Transmission ditches Varsity Theater after owner accused of sex crimes

itemprop

Transmission at the Varsity Theater in 2014

Since last December, four child sex abuse lawsuits have been filed against former employees of the Minneapolis-based Children's Theatre Company. Among those implicated in three of the lawsuits is Jason McLean, owner of the Varsity Theater and Loring Pasta Bar in Minneapolis. 

Late Thursday, Twin Cities DJ Jake Rudh announced via Facebook that his popular Transmission dance night is leaving its monthly slot at the Varsity. Citing the sex-abuse allegations against McLean, an "absolutely repulsed" Rudh says the Jan. 27 Transmission scheduled for the Dinkytown concert venue will be moved to its weekly home at Clubhouse Jager in Minneapolis' North Loop. 

"For the past week my name has been undeservingly attached to Facebook posts centered around the appalling words of 'rape' and 'child molestation,'" Rudh writes in the lengthy note announcing the move. 

Because of the allegations against McLean, there were calls on social media to boycott last Tuesday's Transmission tribute to David Bowie at the Varsity. 

McLean, 61, a former actor with the Children's Theatre Company, is alleged to have abused at least five female students from 1981 to 1985, according to a civil complaint filed last December in Hennepin County District Court in Minneapolis.

Twin Cities choreographer Rosy Simas wrote a Facebook post Tuesday encouraging the boycott of Transmission's Bowie tribute. 

"I was a witness to [McLean's alleged] abuse — and a survivor of abuse at CTC. I am asking you to make an ethical choice and do the right thing," she writes, adding, "Please do not support Jason McLean by attending or promoting events at the Varsity." 

Simas is not involved in any of the lawsuits against McLean, the Star Tribune reports. You can read her entire note here

Social media posts like Simas' are what prompted Rudh to issue his statement. 

"I completely understand the viewpoint of everyone who is calling out the man being accused," Rudh writes. "I also understand that Transmission and my name are one of the few repeat events that occur at the Varsity which makes me the perfect target for those expressing their views. I've seen them all and they've been crushing."

You can read his entire note here

Transmission started its larger-scale monthly theme nights at the Varsity in 2012. Future locations for the monthly edition of the new-wave/post-punk dance party will be determined on a month-to-month basis, according to Rudh, who is also a DJ with 89.3 the Current. 

The Star Tribune reports that Varsity senior manager Lynn Nyman issued a statement saying boycotts would only hurt employees of the venue.  

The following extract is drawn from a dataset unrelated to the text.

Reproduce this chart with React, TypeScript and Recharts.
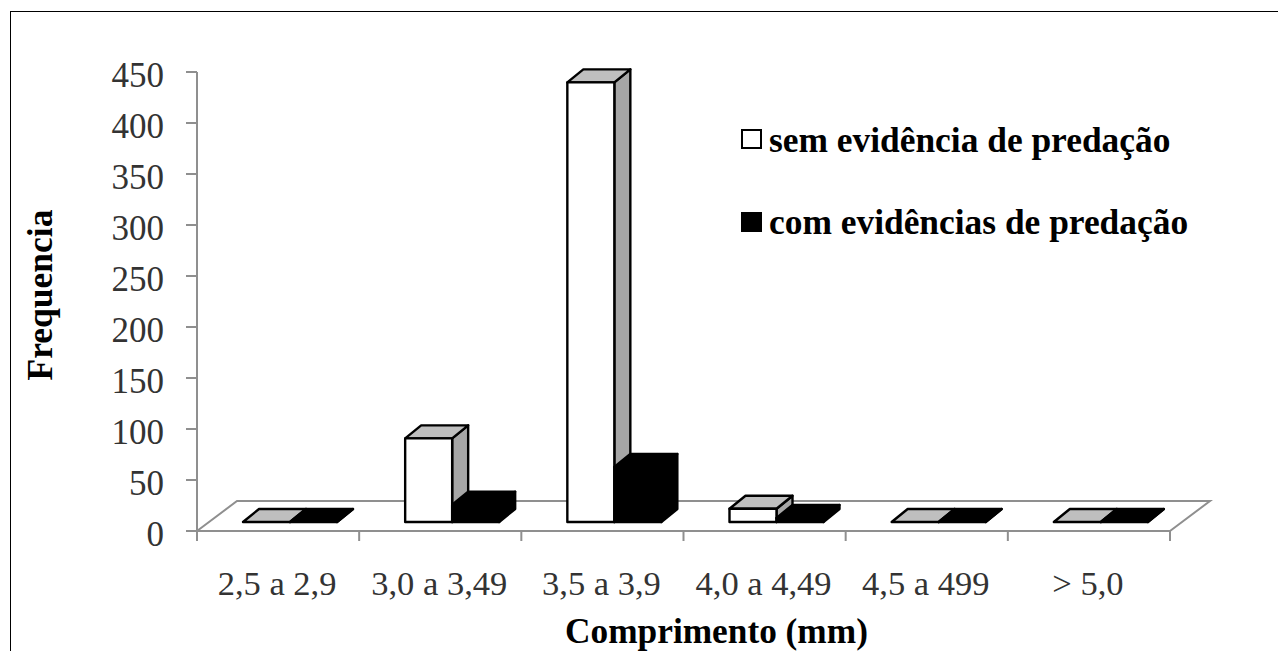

“The Varsity has 60 employees who depend on their jobs for a living,” she says. “No one alleges the employees did anything wrong. They are the people who are most harmed by a boycott of the business."

CTC co-founder John Clark Donahue, 77, served 10 months in jail beginning in 1984 after pleading guilty to sexual misconduct with three teen boys. He also faces new charges of sex abuse committed in the 1970s and 1980s, as does now-deceased CTC instructor Stephen Adamczak. 

"Our guiding principles are to have the truth be known and to see justice done for anyone who may have been the victim of sexual abuse," says CTC — which is also being sued by five alleged victims — last December in a statement. "We welcome any information that may come forward as a result of this process."